46 GCTA-freed inmates escape Iwahig holding area

Published November 10, 2019, 2:47 PM

by CJ Juntereal

By Aaron Recuenco

Forty-six former prisoners, who were earlier freed from prison on account of the controversial good conduct time allowance but surrendered to authorities in September, reportedly escaped from the holding area of the Iwahig Penal Colony in Palawan on Friday night.

(MANILA BULLETIN)
Bureau of Corrections (MANILA BULLETIN)

According to Bureau of Corrections (BuCor) Spokesman Maj. Albert Tapiru, eight of those bolted the facility have decided to return.

“There are still 38 who are yet to be accounted for. We are already coordinating with the local police to either convince them to surrender through their relatives or to recapture them,” Tapiru told the Manila Bulletin in an interview.

Tapiru said that after President Duterte ordered the surrender of all those freed under the GCTA, a lot of inmates from the Iwahig Penal Colony complied and turned themselves in at the same facility.

All of them were placed inside the recreation area of the Iwahig Penal Colony which was turned into their temporary holding area.

“They are temporarily being held there while the verification of the Department of Justice (DOJ) is going on. They were not placed inside the regular detention facility because it is yet to be determined by the DOJ if they deserve to be returned to prison,” said Tapiru.

The inmates who escaped appeared to have grown impatient over the length of time it has taken to resolve their cases if they were, indeed, entitled to avail of the benefits of GCTA.

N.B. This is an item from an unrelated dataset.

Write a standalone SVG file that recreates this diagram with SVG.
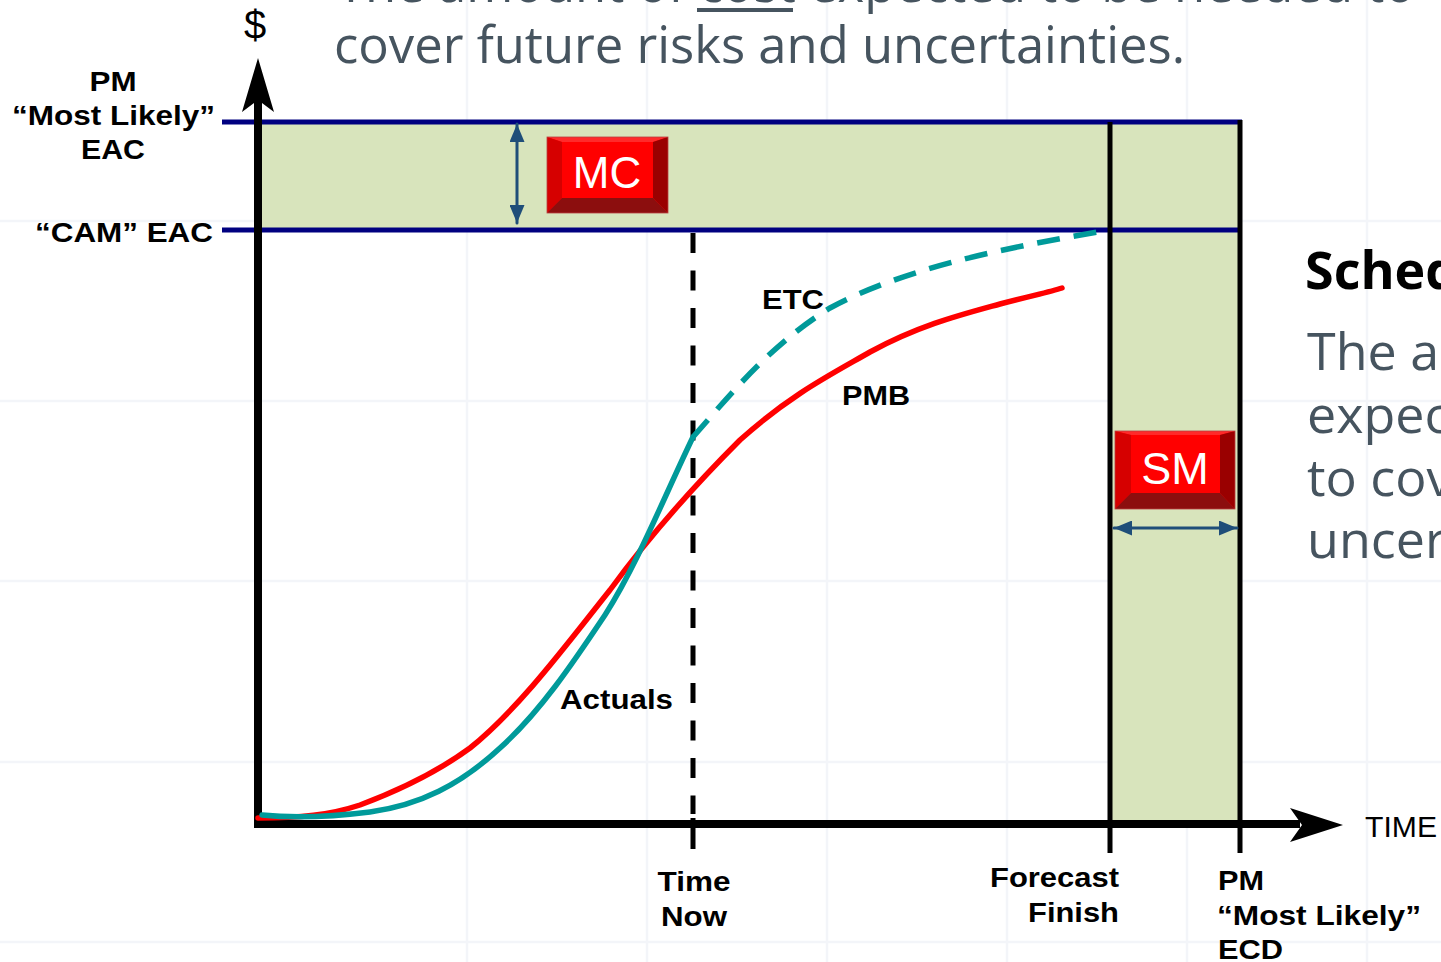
<svg xmlns="http://www.w3.org/2000/svg" width="1441" height="962" viewBox="0 0 1441 962">
<style>
.lbl{font-family:"Liberation Sans",Arial,sans-serif;font-weight:bold;font-size:28px;fill:#000}
.bg{font-family:"Open Sans","Noto Sans",sans-serif;font-size:52px;fill:#46545f}
.head{font-family:"Open Sans","Noto Sans",sans-serif;font-size:52px;font-weight:bold;fill:#000}
.btn{font-family:"Liberation Sans",Arial,sans-serif;font-size:44px;fill:#fff}
.grid{stroke:#f3f5f9;stroke-width:2.5}
.navy{stroke:#000080;stroke-width:5}
.blk{stroke:#000;stroke-width:5}
.band{fill:#d8e4bc}
</style>
<defs>
<marker id="dbl" viewBox="0 0 18 15" refX="18" refY="7.5" markerWidth="18" markerHeight="15" markerUnits="userSpaceOnUse" orient="auto-start-reverse">
<path d="M0,0 L18,7.5 L0,15 Z" fill="#1f4e79"/>
</marker>
</defs>
<rect width="1441" height="962" fill="#fff"/>
<g id="grid">
<line class="grid" x1="467" y1="0" x2="467" y2="962"/>
<line class="grid" x1="647" y1="0" x2="647" y2="962"/>
<line class="grid" x1="827" y1="0" x2="827" y2="962"/>
<line class="grid" x1="1007" y1="0" x2="1007" y2="962"/>
<line class="grid" x1="1187" y1="0" x2="1187" y2="962"/>
<line class="grid" x1="1367" y1="0" x2="1367" y2="962"/>
<line class="grid" x1="0" y1="221" x2="1441" y2="221"/>
<line class="grid" x1="0" y1="401" x2="1441" y2="401"/>
<line class="grid" x1="0" y1="581" x2="1441" y2="581"/>
<line class="grid" x1="0" y1="762" x2="1441" y2="762"/>
<line class="grid" x1="0" y1="942" x2="1441" y2="942"/>
</g>
<g id="background-text">
<text class="bg" x="337" y="2" textLength="1078" lengthAdjust="spacingAndGlyphs">The amount of cost expected to be needed to</text>
<rect x="697" y="8" width="96" height="4" fill="#46545f"/>
<text class="bg" x="334" y="63" textLength="851" lengthAdjust="spacingAndGlyphs">cover future risks and uncertainties.</text>
<text class="head" x="1305" y="289">Sched</text>
<text class="bg" x="1307" y="370">The am</text>
<text class="bg" x="1307" y="433">expec</text>
<text class="bg" x="1307" y="496">to cov</text>
<text class="bg" x="1307" y="558">uncer</text>
</g>
<g id="bands">
<rect class="band" x="258" y="121" width="982" height="109"/>
<rect class="band" x="1110" y="121" width="130" height="703"/>
</g>
<g id="reference-lines">
<line class="navy" x1="222" y1="122" x2="1242" y2="122"/>
<line class="navy" x1="222" y1="230" x2="1242" y2="230"/>
<line class="blk" x1="1110" y1="122" x2="1110" y2="853"/>
<line class="blk" x1="1240" y1="120" x2="1240" y2="853"/>
<line x1="693" y1="233" x2="693" y2="814" stroke="#000" stroke-width="5" stroke-dasharray="20 17.5"/>
<line x1="693" y1="818" x2="693" y2="849" stroke="#000" stroke-width="5"/>
</g>
<g id="axes">
<line x1="258" y1="100" x2="258" y2="828" stroke="#000" stroke-width="8"/>
<path d="M258,58 L274,112 L258,100 L242,112 Z" fill="#000"/>
<line x1="254" y1="824" x2="1300" y2="824" stroke="#000" stroke-width="8"/>
<path d="M1343,825 L1290,808 L1302,825 L1290,842 Z" fill="#000"/>
</g>
<g id="connectors" fill="none" stroke-linecap="round">
<path id="pmb" d="M258,818 C300,818 330,815 360,805 C400,790 440,770 470,748 C520,708 570,640 610,590 C648,538 690,490 740,440 C790,395 830,375 870,352 C920,325 960,315 1000,304 C1030,296 1050,292 1062,288" stroke="#ff0000" stroke-width="5.5"/>
<path id="actuals" d="M262,815 C290,818 330,817 370,812 C420,805 460,785 500,748 C540,712 573,663 605,615 C637,565 665,495 693,437" stroke="#009a9a" stroke-width="5.5"/>
<path id="etc" d="M693,437 C730,395 770,345 830,308 C900,270 1000,248 1110,230" stroke="#009a9a" stroke-width="5.5" stroke-dasharray="23 14" stroke-linecap="butt"/>
<line id="mc-arrow" x1="517" y1="124" x2="517" y2="223" stroke="#1f4e79" stroke-width="3" marker-start="url(#dbl)" marker-end="url(#dbl)"/>
<line id="sm-arrow" x1="1114" y1="528" x2="1237" y2="528" stroke="#1f4e79" stroke-width="3" marker-start="url(#dbl)" marker-end="url(#dbl)"/>
</g>
<g id="mc">
<rect x="547" y="137" width="121" height="76" fill="#ff0000"/>
<polygon points="547,137 668,137 653,142 562,142" fill="#ff2a2a"/>
<polygon points="547,137 562,142 562,198 547,213" fill="#d60000"/>
<polygon points="668,137 653,142 653,198 668,213" fill="#9a0000"/>
<polygon points="547,213 562,198 653,198 668,213" fill="#8c0e0e"/>
<rect x="547" y="137" width="121" height="76" fill="none" stroke="#b84040" stroke-width="0.8"/>
<text class="btn" x="607" y="188" text-anchor="middle">MC</text>
</g>
<g id="sm">
<rect x="1115" y="431" width="120" height="78" fill="#ff0000"/>
<polygon points="1115,431 1235,431 1220,435 1131,435" fill="#ff2a2a"/>
<polygon points="1115,431 1131,435 1131,493 1115,509" fill="#d60000"/>
<polygon points="1235,431 1220,435 1220,493 1235,509" fill="#9a0000"/>
<polygon points="1115,509 1131,493 1220,493 1235,509" fill="#8c0e0e"/>
<rect x="1115" y="431" width="120" height="78" fill="none" stroke="#b84040" stroke-width="0.8"/>
<text class="btn" x="1175" y="484" text-anchor="middle" style="font-size:45px">SM</text>
</g>
<g id="labels">
<text x="255" y="39" text-anchor="middle" font-family="Liberation Sans, Arial, sans-serif" font-size="40" fill="#000">$</text>
<text class="lbl" x="113" y="91" text-anchor="middle" textLength="47" lengthAdjust="spacingAndGlyphs">PM</text>
<text class="lbl" x="12" y="125" textLength="203" lengthAdjust="spacingAndGlyphs">“Most Likely”</text>
<text class="lbl" x="113" y="159" text-anchor="middle" textLength="64" lengthAdjust="spacingAndGlyphs">EAC</text>
<text class="lbl" x="35" y="242" textLength="178" lengthAdjust="spacingAndGlyphs">“CAM” EAC</text>
<text class="lbl" x="762" y="309" textLength="62" lengthAdjust="spacingAndGlyphs">ETC</text>
<text class="lbl" x="842" y="405" textLength="68" lengthAdjust="spacingAndGlyphs">PMB</text>
<text class="lbl" x="560" y="709" textLength="113" lengthAdjust="spacingAndGlyphs">Actuals</text>
<text x="1365" y="837" font-family="Liberation Sans, Arial, sans-serif" font-size="30" fill="#000" textLength="72" lengthAdjust="spacingAndGlyphs">TIME</text>
<text class="lbl" x="694" y="891" text-anchor="middle" textLength="73" lengthAdjust="spacingAndGlyphs">Time</text>
<text class="lbl" x="694" y="926" text-anchor="middle" textLength="66" lengthAdjust="spacingAndGlyphs">Now</text>
<text class="lbl" x="990" y="887" textLength="129" lengthAdjust="spacingAndGlyphs">Forecast</text>
<text class="lbl" x="1028" y="922" textLength="91" lengthAdjust="spacingAndGlyphs">Finish</text>
<text class="lbl" x="1218" y="890" textLength="46" lengthAdjust="spacingAndGlyphs">PM</text>
<text class="lbl" x="1217" y="925" textLength="204" lengthAdjust="spacingAndGlyphs">“Most Likely”</text>
<text class="lbl" x="1218" y="959" textLength="65" lengthAdjust="spacingAndGlyphs">ECD</text>
</g>
</svg>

A little over 1,900 inmates were asked to surrender but more than 2,000 showed up to various penal colonies and police stations across the country.

On Friday night, Tapiru said some of those who escaped destroyed the lock of the recreation area and fled.

“They took advantage of the heavy rains last night (Friday). But not all of those inside the recreation area escaped, there are others who chose to stay,” said Tapiru.

Tapiru said that while they understand the impatience of those who surrendered, he appealed to them to respect the process of the verification.

“The verification is a continuous process. There are a lot of inmates who surrendered so it is taking time. We hope that they would understand it,” said Tapiru.

In fact, he said some of those who surrendered at the Iwahig were already freed after they passed the DOJ’s verification process.